Blake was afraid that the human cost was too great for England to survive what he saw in the gray squalor of the Clydebank, the great industrial maw of Manchester and Liverpool, the slums and the broken families. His boyhood London was a filthy, dank and sooty place, a scene of political and social repression far from the green and pleasant land he dreamed about and aspired to with the his own personal doctrine that rationalism should be balanced by imagination.

The unceasing Mental Fight he speaks of in last verse included the intellectual development of science, as well as art which he so desired by reuniting England with Jerusalem on a truly revolutionary and early Christian religious basis. Positive at first that Britain would have a revolution like those in America and France, he finally came to a realization that that the only revolution that would embrace Britain as a whole was industrial, not political.

From here: http://everything2.com/index.pl?node_id=1043798


And who is the voice in the poem addressing? Who is to bring the sword, the arrows, the spear, the chariot of fire?

Just who do we think could deliver on those requests but God? The vow is to God. And that's the problem.

What astonishes here - at least at my table - is that this story is filled with nearly gallows-style irony, which being at this particular Cathedral makes the irony simply astonishing. Ah Shakespeare, ah Chaucer.
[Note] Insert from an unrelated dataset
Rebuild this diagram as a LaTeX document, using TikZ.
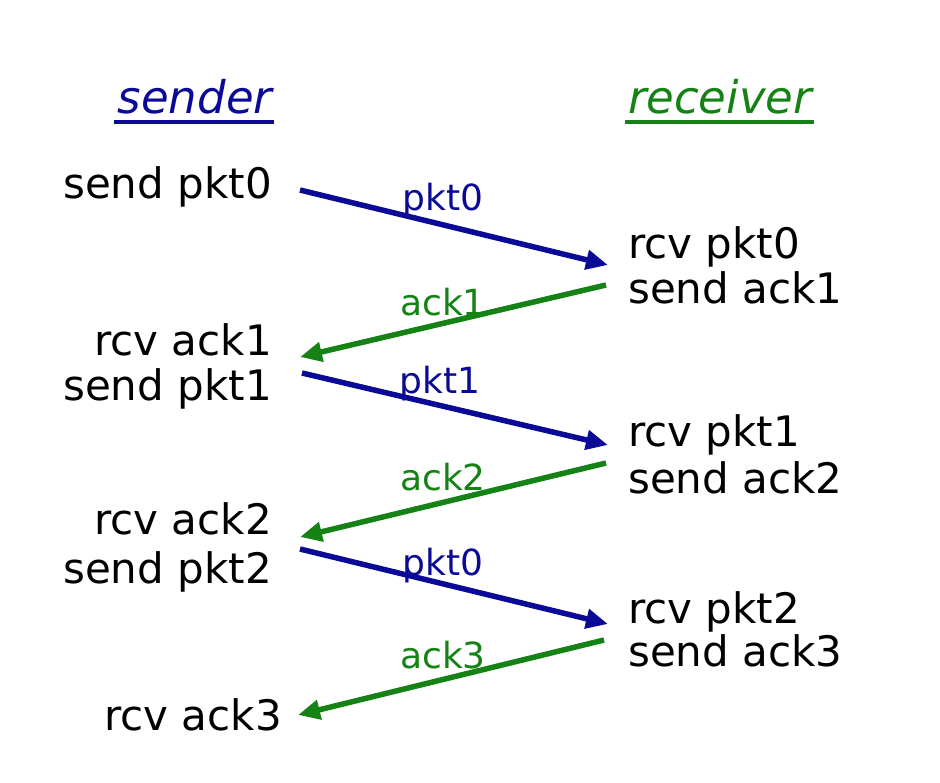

No wonder my ancestors left. And Virginians have long memories.

When the stars threw down their spears,
And water'd heaven with their tears,
Did He smile His work to see?
Did He who made the lamb make thee?


See, he likes to ask rhetorical questions. It's the answers that seem to bug this Dean who should never call himself a liberal, unless he means it in jest.


bb

Anonymous said...

I love the Blake hymn/poem.

Jerusalem means:

Yireh - awe, worship

Shalom - Peace, wholeness

That adds up to wholehearted reverent true worship that brings the soul into the state of peace and the process of healing. Worship of the Triune God, Father, Son, Holy Spirit, in spirit, truth (John 4) and the beauty of holiness is communion with God and is our Heavenly Jerusalem, our Holy City, our City of Refuge (Deuteronomy), Place of Peace on earth.
Isaiah 62:1-2 command us to pray for and will that state of peace within ourselves, in our families and in His Church and His whole creation.

Anonymous said...

Oh, so it's a matter of interpretation!

Anonymous said...

Anonymous, then I must assume you would be enthusiastic about removing "America the Beautiful" from the hymnal ('82 or '40 - it's in both) for the same reason.

Disgustingly sad whether in England or here.

Care to share your name? Or is hiding your nature?